→ **COLLECTED DATA**:
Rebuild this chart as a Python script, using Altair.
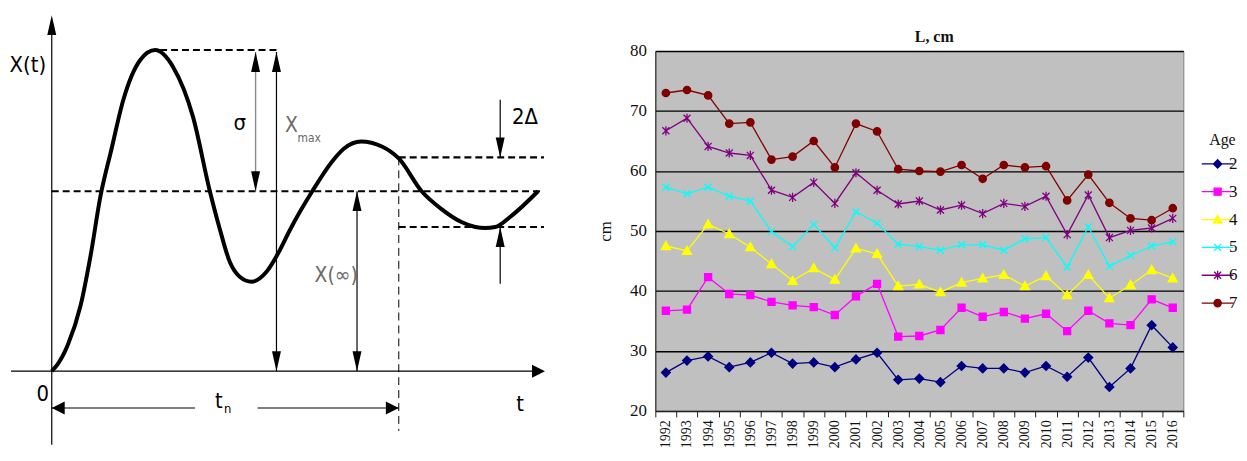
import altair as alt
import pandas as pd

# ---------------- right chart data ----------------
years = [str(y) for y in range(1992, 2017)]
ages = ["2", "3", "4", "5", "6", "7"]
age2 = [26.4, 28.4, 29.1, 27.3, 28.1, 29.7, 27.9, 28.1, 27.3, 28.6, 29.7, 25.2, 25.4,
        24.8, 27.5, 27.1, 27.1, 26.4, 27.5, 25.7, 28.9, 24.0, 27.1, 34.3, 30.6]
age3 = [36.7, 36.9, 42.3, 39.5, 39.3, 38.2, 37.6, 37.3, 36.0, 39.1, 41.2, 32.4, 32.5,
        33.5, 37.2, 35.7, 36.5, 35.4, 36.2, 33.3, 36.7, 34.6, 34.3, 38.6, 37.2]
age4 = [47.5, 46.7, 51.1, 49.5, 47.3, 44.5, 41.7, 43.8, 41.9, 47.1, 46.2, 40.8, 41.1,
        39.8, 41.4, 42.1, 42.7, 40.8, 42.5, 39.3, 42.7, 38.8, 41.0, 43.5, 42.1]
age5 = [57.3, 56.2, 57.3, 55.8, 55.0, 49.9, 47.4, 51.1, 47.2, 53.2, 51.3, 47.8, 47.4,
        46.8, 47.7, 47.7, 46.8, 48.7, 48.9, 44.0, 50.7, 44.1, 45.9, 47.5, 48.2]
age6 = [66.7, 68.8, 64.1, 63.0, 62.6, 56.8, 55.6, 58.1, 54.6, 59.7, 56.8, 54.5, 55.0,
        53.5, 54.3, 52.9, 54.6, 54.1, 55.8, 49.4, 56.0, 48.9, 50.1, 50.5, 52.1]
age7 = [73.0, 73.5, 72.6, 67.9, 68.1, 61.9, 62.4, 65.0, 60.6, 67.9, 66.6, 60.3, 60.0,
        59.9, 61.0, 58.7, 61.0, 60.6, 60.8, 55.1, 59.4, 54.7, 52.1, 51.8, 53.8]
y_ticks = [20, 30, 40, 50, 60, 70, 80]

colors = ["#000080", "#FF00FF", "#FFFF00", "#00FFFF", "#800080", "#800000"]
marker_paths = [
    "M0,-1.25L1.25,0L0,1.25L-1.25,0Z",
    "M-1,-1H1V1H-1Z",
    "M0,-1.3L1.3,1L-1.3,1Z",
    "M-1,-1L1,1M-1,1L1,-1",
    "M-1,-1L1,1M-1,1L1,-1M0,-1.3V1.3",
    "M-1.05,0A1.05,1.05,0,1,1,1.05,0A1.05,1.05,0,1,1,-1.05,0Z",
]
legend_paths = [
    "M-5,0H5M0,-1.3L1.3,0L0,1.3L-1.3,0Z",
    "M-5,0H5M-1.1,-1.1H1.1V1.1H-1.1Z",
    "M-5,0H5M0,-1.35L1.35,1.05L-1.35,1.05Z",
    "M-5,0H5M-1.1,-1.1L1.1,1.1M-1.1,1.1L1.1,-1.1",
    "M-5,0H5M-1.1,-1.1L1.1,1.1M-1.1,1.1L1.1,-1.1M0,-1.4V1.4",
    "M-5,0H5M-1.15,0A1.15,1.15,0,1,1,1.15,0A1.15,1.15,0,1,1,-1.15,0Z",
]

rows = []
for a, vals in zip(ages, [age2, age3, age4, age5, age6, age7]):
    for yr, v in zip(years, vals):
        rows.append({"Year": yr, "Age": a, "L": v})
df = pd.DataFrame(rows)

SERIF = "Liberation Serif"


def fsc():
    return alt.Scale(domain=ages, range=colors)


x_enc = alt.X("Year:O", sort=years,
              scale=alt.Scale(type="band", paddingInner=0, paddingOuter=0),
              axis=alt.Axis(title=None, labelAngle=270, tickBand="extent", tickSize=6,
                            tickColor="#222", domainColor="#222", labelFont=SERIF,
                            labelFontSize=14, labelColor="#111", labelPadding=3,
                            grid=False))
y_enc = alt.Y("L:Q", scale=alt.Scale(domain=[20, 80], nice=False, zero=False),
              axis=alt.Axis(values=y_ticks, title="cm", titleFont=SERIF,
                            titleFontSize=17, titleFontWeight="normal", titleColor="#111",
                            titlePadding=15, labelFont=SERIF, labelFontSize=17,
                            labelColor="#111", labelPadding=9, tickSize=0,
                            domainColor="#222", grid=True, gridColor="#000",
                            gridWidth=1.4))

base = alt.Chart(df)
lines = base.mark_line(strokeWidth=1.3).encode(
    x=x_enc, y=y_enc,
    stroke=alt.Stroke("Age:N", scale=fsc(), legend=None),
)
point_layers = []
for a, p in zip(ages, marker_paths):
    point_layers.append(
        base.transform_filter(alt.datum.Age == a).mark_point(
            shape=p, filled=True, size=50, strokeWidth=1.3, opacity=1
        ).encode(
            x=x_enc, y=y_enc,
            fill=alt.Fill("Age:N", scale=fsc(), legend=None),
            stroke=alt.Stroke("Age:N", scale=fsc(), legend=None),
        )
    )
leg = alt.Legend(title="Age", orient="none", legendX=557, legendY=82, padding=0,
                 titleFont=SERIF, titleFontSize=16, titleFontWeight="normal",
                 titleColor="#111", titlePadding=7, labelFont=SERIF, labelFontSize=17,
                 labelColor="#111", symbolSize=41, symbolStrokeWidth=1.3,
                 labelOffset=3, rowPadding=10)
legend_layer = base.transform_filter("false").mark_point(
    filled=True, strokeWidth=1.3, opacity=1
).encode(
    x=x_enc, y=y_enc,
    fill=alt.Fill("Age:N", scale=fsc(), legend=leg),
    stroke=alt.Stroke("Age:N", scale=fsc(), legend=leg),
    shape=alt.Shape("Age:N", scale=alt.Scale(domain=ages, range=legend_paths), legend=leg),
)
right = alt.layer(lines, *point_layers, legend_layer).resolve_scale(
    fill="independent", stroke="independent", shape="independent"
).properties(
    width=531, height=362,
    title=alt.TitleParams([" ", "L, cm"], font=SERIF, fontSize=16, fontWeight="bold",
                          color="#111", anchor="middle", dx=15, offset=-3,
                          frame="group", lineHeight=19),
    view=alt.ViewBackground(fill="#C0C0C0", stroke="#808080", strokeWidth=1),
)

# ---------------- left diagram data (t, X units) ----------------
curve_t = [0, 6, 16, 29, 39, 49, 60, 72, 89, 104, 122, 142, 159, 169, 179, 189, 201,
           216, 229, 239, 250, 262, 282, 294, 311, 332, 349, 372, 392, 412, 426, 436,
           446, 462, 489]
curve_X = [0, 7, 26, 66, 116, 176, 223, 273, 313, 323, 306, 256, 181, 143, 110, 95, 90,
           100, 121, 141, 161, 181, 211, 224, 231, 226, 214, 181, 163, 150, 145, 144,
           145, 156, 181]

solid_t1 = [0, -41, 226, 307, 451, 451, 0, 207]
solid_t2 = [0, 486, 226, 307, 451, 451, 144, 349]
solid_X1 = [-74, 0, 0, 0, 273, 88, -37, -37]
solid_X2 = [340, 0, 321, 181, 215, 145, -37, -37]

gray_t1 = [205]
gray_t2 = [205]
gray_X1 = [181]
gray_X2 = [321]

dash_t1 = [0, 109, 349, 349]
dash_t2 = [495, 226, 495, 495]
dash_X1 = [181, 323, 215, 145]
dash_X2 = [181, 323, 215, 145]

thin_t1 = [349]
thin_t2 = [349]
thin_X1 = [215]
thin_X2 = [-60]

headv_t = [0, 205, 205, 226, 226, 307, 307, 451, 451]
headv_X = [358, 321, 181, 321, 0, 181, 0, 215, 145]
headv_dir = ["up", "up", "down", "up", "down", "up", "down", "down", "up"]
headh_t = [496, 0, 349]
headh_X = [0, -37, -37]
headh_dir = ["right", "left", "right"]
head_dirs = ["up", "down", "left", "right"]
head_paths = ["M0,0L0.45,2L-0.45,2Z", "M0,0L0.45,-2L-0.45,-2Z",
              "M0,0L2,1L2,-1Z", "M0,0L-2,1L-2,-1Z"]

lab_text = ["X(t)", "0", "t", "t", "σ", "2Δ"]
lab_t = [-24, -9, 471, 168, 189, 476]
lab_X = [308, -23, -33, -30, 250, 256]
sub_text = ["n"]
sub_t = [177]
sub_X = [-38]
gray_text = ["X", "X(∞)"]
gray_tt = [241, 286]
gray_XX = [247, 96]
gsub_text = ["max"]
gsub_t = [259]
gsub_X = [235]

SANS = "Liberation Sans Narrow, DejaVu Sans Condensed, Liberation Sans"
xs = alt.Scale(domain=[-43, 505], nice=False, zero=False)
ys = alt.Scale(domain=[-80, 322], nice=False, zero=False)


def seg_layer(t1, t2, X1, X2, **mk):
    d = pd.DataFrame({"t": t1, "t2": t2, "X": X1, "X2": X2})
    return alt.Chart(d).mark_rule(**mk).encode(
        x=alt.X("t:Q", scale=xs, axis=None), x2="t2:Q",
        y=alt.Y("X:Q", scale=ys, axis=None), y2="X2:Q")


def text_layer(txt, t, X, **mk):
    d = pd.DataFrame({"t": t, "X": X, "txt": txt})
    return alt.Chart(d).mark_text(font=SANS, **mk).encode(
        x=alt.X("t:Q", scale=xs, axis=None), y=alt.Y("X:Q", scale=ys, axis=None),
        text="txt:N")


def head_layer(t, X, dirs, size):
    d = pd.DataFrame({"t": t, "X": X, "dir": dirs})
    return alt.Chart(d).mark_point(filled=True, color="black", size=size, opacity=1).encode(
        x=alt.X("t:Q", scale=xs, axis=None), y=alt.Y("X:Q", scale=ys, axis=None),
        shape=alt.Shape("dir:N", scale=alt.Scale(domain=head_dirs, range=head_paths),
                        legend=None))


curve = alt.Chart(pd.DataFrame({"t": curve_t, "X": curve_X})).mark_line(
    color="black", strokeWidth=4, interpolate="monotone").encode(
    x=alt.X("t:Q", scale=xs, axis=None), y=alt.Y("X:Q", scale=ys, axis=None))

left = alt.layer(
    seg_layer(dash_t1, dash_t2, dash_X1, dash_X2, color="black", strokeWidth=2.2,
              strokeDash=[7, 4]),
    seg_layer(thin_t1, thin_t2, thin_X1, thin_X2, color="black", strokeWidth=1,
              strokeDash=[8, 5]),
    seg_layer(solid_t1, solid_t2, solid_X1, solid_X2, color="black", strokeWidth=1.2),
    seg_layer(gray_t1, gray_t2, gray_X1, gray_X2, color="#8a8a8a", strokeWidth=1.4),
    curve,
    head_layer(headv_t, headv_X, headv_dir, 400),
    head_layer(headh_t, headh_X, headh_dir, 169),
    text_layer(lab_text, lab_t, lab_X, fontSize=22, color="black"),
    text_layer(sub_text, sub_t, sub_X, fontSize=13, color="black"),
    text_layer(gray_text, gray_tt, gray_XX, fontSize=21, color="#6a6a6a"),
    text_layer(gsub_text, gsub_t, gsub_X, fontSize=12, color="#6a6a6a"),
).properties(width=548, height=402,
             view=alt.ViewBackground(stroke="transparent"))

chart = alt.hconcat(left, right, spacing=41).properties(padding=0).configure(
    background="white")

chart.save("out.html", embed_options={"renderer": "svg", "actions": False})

→ **YOUR GOAL**: The lines from the top of the data above through the one holding "y_ticks = [20, 30, 40, 50, 60, 70, 80]" are to be repeated exactly, and only those, with no pictures.

→ **ANSWER**:
Rebuild this chart as a Python script, using Altair.
import altair as alt
import pandas as pd

# ---------------- right chart data ----------------
years = [str(y) for y in range(1992, 2017)]
ages = ["2", "3", "4", "5", "6", "7"]
age2 = [26.4, 28.4, 29.1, 27.3, 28.1, 29.7, 27.9, 28.1, 27.3, 28.6, 29.7, 25.2, 25.4,
        24.8, 27.5, 27.1, 27.1, 26.4, 27.5, 25.7, 28.9, 24.0, 27.1, 34.3, 30.6]
age3 = [36.7, 36.9, 42.3, 39.5, 39.3, 38.2, 37.6, 37.3, 36.0, 39.1, 41.2, 32.4, 32.5,
        33.5, 37.2, 35.7, 36.5, 35.4, 36.2, 33.3, 36.7, 34.6, 34.3, 38.6, 37.2]
age4 = [47.5, 46.7, 51.1, 49.5, 47.3, 44.5, 41.7, 43.8, 41.9, 47.1, 46.2, 40.8, 41.1,
        39.8, 41.4, 42.1, 42.7, 40.8, 42.5, 39.3, 42.7, 38.8, 41.0, 43.5, 42.1]
age5 = [57.3, 56.2, 57.3, 55.8, 55.0, 49.9, 47.4, 51.1, 47.2, 53.2, 51.3, 47.8, 47.4,
        46.8, 47.7, 47.7, 46.8, 48.7, 48.9, 44.0, 50.7, 44.1, 45.9, 47.5, 48.2]
age6 = [66.7, 68.8, 64.1, 63.0, 62.6, 56.8, 55.6, 58.1, 54.6, 59.7, 56.8, 54.5, 55.0,
        53.5, 54.3, 52.9, 54.6, 54.1, 55.8, 49.4, 56.0, 48.9, 50.1, 50.5, 52.1]
age7 = [73.0, 73.5, 72.6, 67.9, 68.1, 61.9, 62.4, 65.0, 60.6, 67.9, 66.6, 60.3, 60.0,
        59.9, 61.0, 58.7, 61.0, 60.6, 60.8, 55.1, 59.4, 54.7, 52.1, 51.8, 53.8]
y_ticks = [20, 30, 40, 50, 60, 70, 80]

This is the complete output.